# Exercise instructions
Write out every line of the material as it stands, apart from the pictures.

[Begin Supplied information]

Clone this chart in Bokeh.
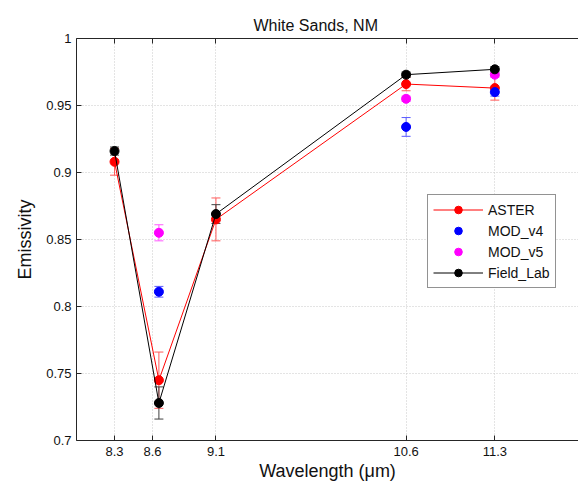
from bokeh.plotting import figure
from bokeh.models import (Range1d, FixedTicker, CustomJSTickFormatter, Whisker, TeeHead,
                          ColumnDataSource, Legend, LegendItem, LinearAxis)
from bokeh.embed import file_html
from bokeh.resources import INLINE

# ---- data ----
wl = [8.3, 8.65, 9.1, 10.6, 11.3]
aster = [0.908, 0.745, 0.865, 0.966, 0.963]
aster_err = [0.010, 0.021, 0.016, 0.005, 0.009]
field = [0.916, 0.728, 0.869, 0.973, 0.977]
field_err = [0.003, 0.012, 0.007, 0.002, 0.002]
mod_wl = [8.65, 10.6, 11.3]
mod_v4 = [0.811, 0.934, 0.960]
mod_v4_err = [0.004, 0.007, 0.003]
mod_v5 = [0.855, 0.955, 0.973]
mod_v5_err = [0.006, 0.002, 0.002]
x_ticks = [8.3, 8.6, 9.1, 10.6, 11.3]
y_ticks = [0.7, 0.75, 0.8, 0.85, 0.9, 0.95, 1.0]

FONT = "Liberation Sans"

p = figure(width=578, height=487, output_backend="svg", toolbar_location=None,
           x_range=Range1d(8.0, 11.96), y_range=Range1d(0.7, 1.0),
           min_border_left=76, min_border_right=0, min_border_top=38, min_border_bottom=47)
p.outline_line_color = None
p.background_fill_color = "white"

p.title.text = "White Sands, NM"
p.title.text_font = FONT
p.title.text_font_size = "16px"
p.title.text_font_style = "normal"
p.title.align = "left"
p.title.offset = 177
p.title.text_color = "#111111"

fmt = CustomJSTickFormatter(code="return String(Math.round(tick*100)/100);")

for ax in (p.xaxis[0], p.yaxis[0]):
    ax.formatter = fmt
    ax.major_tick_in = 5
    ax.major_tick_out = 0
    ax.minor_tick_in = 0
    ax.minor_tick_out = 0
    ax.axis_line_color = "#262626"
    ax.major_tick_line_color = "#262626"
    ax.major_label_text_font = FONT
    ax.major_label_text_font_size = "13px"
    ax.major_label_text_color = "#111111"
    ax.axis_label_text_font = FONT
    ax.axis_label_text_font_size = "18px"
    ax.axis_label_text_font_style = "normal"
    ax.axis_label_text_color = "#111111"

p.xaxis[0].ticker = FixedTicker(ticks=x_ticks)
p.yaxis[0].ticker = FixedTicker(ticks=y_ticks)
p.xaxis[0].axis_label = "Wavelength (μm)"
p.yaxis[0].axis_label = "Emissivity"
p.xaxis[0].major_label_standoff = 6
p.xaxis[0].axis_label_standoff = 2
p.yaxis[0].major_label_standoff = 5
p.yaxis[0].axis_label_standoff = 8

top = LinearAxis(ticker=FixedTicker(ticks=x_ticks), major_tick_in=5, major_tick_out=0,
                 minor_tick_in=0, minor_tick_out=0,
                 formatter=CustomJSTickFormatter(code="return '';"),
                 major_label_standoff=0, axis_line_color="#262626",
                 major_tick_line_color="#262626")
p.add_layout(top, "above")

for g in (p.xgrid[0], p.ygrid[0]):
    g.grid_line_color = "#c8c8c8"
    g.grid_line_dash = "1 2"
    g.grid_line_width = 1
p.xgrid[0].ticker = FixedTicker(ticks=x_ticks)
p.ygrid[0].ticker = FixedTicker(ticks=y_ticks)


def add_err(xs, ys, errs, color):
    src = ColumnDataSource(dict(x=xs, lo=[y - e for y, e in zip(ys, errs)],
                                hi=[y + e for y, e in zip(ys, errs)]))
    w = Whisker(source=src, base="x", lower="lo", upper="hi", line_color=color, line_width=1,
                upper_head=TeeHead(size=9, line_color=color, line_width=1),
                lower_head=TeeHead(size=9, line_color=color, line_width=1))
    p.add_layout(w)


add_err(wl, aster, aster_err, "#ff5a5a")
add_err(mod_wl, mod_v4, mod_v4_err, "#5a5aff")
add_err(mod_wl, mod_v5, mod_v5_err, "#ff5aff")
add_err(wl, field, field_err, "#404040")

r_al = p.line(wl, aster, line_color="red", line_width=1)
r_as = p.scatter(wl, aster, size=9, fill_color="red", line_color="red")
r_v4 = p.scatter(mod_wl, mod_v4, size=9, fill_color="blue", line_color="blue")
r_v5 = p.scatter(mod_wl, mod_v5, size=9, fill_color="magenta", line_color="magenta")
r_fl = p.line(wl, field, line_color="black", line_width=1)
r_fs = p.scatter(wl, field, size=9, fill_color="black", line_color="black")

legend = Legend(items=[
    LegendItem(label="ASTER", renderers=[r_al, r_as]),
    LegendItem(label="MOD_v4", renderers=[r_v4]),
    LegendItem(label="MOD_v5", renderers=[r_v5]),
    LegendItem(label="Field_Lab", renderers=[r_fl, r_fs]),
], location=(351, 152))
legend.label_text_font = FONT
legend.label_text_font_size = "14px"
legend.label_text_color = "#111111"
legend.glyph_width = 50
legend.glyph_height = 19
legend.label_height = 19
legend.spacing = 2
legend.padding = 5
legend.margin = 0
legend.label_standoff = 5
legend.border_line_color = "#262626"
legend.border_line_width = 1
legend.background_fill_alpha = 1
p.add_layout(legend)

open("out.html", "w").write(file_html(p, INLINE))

[End Supplied information]

# Response to this exercise
Clone this chart in Bokeh.
from bokeh.plotting import figure
from bokeh.models import (Range1d, FixedTicker, CustomJSTickFormatter, Whisker, TeeHead,
                          ColumnDataSource, Legend, LegendItem, LinearAxis)
from bokeh.embed import file_html
from bokeh.resources import INLINE

# ---- data ----
wl = [8.3, 8.65, 9.1, 10.6, 11.3]
aster = [0.908, 0.745, 0.865, 0.966, 0.963]
aster_err = [0.010, 0.021, 0.016, 0.005, 0.009]
field = [0.916, 0.728, 0.869, 0.973, 0.977]
field_err = [0.003, 0.012, 0.007, 0.002, 0.002]
mod_wl = [8.65, 10.6, 11.3]
mod_v4 = [0.811, 0.934, 0.960]
mod_v4_err = [0.004, 0.007, 0.003]
mod_v5 = [0.855, 0.955, 0.973]
mod_v5_err = [0.006, 0.002, 0.002]
x_ticks = [8.3, 8.6, 9.1, 10.6, 11.3]
y_ticks = [0.7, 0.75, 0.8, 0.85, 0.9, 0.95, 1.0]

FONT = "Liberation Sans"

p = figure(width=578, height=487, output_backend="svg", toolbar_location=None,
           x_range=Range1d(8.0, 11.96), y_range=Range1d(0.7, 1.0),
           min_border_left=76, min_border_right=0, min_border_top=38, min_border_bottom=47)
p.outline_line_color = None
p.background_fill_color = "white"

p.title.text = "White Sands, NM"
p.title.text_font = FONT
p.title.text_font_size = "16px"
p.title.text_font_style = "normal"
p.title.align = "left"
p.title.offset = 177
p.title.text_color = "#111111"

fmt = CustomJSTickFormatter(code="return String(Math.round(tick*100)/100);")

for ax in (p.xaxis[0], p.yaxis[0]):
    ax.formatter = fmt
    ax.major_tick_in = 5
    ax.major_tick_out = 0
    ax.minor_tick_in = 0
    ax.minor_tick_out = 0
    ax.axis_line_color = "#262626"
    ax.major_tick_line_color = "#262626"
    ax.major_label_text_font = FONT
    ax.major_label_text_font_size = "13px"
    ax.major_label_text_color = "#111111"
    ax.axis_label_text_font = FONT
    ax.axis_label_text_font_size = "18px"
    ax.axis_label_text_font_style = "normal"
    ax.axis_label_text_color = "#111111"

p.xaxis[0].ticker = FixedTicker(ticks=x_ticks)
p.yaxis[0].ticker = FixedTicker(ticks=y_ticks)
p.xaxis[0].axis_label = "Wavelength (μm)"
p.yaxis[0].axis_label = "Emissivity"
p.xaxis[0].major_label_standoff = 6
p.xaxis[0].axis_label_standoff = 2
p.yaxis[0].major_label_standoff = 5
p.yaxis[0].axis_label_standoff = 8

top = LinearAxis(ticker=FixedTicker(ticks=x_ticks), major_tick_in=5, major_tick_out=0,
                 minor_tick_in=0, minor_tick_out=0,
                 formatter=CustomJSTickFormatter(code="return '';"),
                 major_label_standoff=0, axis_line_color="#262626",
                 major_tick_line_color="#262626")
p.add_layout(top, "above")

for g in (p.xgrid[0], p.ygrid[0]):
    g.grid_line_color = "#c8c8c8"
    g.grid_line_dash = "1 2"
    g.grid_line_width = 1
p.xgrid[0].ticker = FixedTicker(ticks=x_ticks)
p.ygrid[0].ticker = FixedTicker(ticks=y_ticks)


def add_err(xs, ys, errs, color):
    src = ColumnDataSource(dict(x=xs, lo=[y - e for y, e in zip(ys, errs)],
                                hi=[y + e for y, e in zip(ys, errs)]))
    w = Whisker(source=src, base="x", lower="lo", upper="hi", line_color=color, line_width=1,
                upper_head=TeeHead(size=9, line_color=color, line_width=1),
                lower_head=TeeHead(size=9, line_color=color, line_width=1))
    p.add_layout(w)


add_err(wl, aster, aster_err, "#ff5a5a")
add_err(mod_wl, mod_v4, mod_v4_err, "#5a5aff")
add_err(mod_wl, mod_v5, mod_v5_err, "#ff5aff")
add_err(wl, field, field_err, "#404040")

r_al = p.line(wl, aster, line_color="red", line_width=1)
r_as = p.scatter(wl, aster, size=9, fill_color="red", line_color="red")
r_v4 = p.scatter(mod_wl, mod_v4, size=9, fill_color="blue", line_color="blue")
r_v5 = p.scatter(mod_wl, mod_v5, size=9, fill_color="magenta", line_color="magenta")
r_fl = p.line(wl, field, line_color="black", line_width=1)
r_fs = p.scatter(wl, field, size=9, fill_color="black", line_color="black")

legend = Legend(items=[
    LegendItem(label="ASTER", renderers=[r_al, r_as]),
    LegendItem(label="MOD_v4", renderers=[r_v4]),
    LegendItem(label="MOD_v5", renderers=[r_v5]),
    LegendItem(label="Field_Lab", renderers=[r_fl, r_fs]),
], location=(351, 152))
legend.label_text_font = FONT
legend.label_text_font_size = "14px"
legend.label_text_color = "#111111"
legend.glyph_width = 50
legend.glyph_height = 19
legend.label_height = 19
legend.spacing = 2
legend.padding = 5
legend.margin = 0
legend.label_standoff = 5
legend.border_line_color = "#262626"
legend.border_line_width = 1
legend.background_fill_alpha = 1
p.add_layout(legend)

open("out.html", "w").write(file_html(p, INLINE))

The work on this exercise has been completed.